Sri Swami Sivananda


World Yoga Convention - Sri Swami Sivananda

Sri Swami Sivananda

Sri Swami Sivananda, the guru of Sri Swami Satyananda, was initiated into Dasnami sannyasa in 1924 in Rishikesh. Due to his luminosity, his fiery inspiration and selfless nature, an incessant flow of spiritual aspirants was attracted to him and an ashram quickly grew up around him.

In Rishikesh in 1936 the foundations of the Divine Life Society were laid with the aim of worldwide dissemination of spiritual knowledge and service to mankind. From his small kutir on the banks of the Ganga, Sri Swami Sivananda’s influence spread throughout the world.

 

“He never came to the West and he never went to the East but today he is everywhere.”

- Sri Swami Satyananda

Sri Swami Sivananda was a visionary who was able to foresee the future needs of human society. Seeing the potential of yoga to alleviate the imbalance and distress of life in modern society, he took yoga from the secret realms of mysticism and into practice and daily life.

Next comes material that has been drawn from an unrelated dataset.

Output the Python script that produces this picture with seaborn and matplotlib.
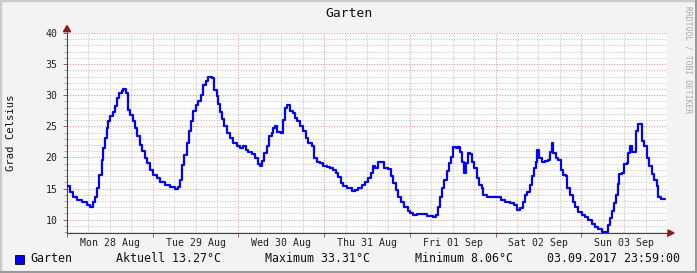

Sri Swami Sivananda gave the yogic practices and teachings to one and all – to the postman, milkman, traveller and beggar, to the businessman, the housewife, and the thief. Rendered into simple practices for the cultivation of virtues, the betterment of character and the development of personality and self, Sri Swami Sivananda taught a synthesis of practical Vedanta and integrated yoga, as a means to obtain excellence in life.

Integral Yoga

Sri Swami Sivananda expounded yoga as a practical subject which could be applied to improve and uplift people’s daily lives. Yoga was presented as a set of practical tools to develop and expand the faculties of “head, heart and hands” – the faculties of the mind and intellect; emotions, feelings and sentiments; and action, performance and creative expression.

Sri Swami Sivananda’s yoga of synthesis or integral yoga was the integrated combination of the four principal paths or foundations of yoga: karma yoga, the path of action, bhakti yoga, the path of devotion, raja yoga, the path of psychic control and jnana yoga, the path of self-analysis and knowledge. Sri Swami Sivananda taught that for real spiritual evolution these four categories of yoga sadhana have to be integrated in daily life. “Practise karma yoga for purification of mind and heart, hatha yoga to keep up good health and strength and purify the prana and steady the mind, raja yoga to destroy the sankalpas and induce concentration in meditation, and jnana yoga to remove the veil of ignorance and ultimately rest in one’s own satchidananda swarupa.”

Through his teachings and own example, Sri Swami Sivananda taught that the real expression of yoga in life took the form of his eight-fold path of yoga: serve, love, give, purify, be good, do good, meditate, realize. A unique road-map for all spiritual seekers, this ashtanga yoga continues beyond the personal attainments of raja yoga towards the positive, creative expression of yoga in external life for the betterment of family, society and the environment.

Call to Divine Life

“Yoga is complete life. It is a method which overhauls every aspect of the human nature. Yoga shows you the way.”

- Sri Swami Sivananda

Sri Swami Sivananda raised the goal of God-realization before people’s eyes as the true and real purpose for human birth, and laid out the yogic path that must be followed in one’s life to achieve that.

Calling one and all to embrace the Divine Life, Sri Swami Sivananda propagated the bringing of spirituality into daily life. He advocated spiritualizing daily activities so that the whole of one’s life becomes divine. He taught this most powerfully through his own example. To serve others and share what he had was his inborn nature. Sri Swami Sivananda saw God in every being and treated the poor, the sick, the suffering and the needy with the sincerity of worship.

Sri Swami Sivananda initiated many aspirants into the noble order of sannyasa in the Dasnami tradition. He trained and created sannyasins of an extraordinary calibre, some of whom also became luminaries. Twelve of his sannyasin disciples were given specific missions in different parts of India and the world to propagate different aspects of yogic and vedantic culture. One of these was Sri Swami Satyananda, to whom Sri Swami Sivananda entrusted the mission to “spread yoga from door to door and shore to shore”.

“Just thinking of Swami Sivananda is yoga.”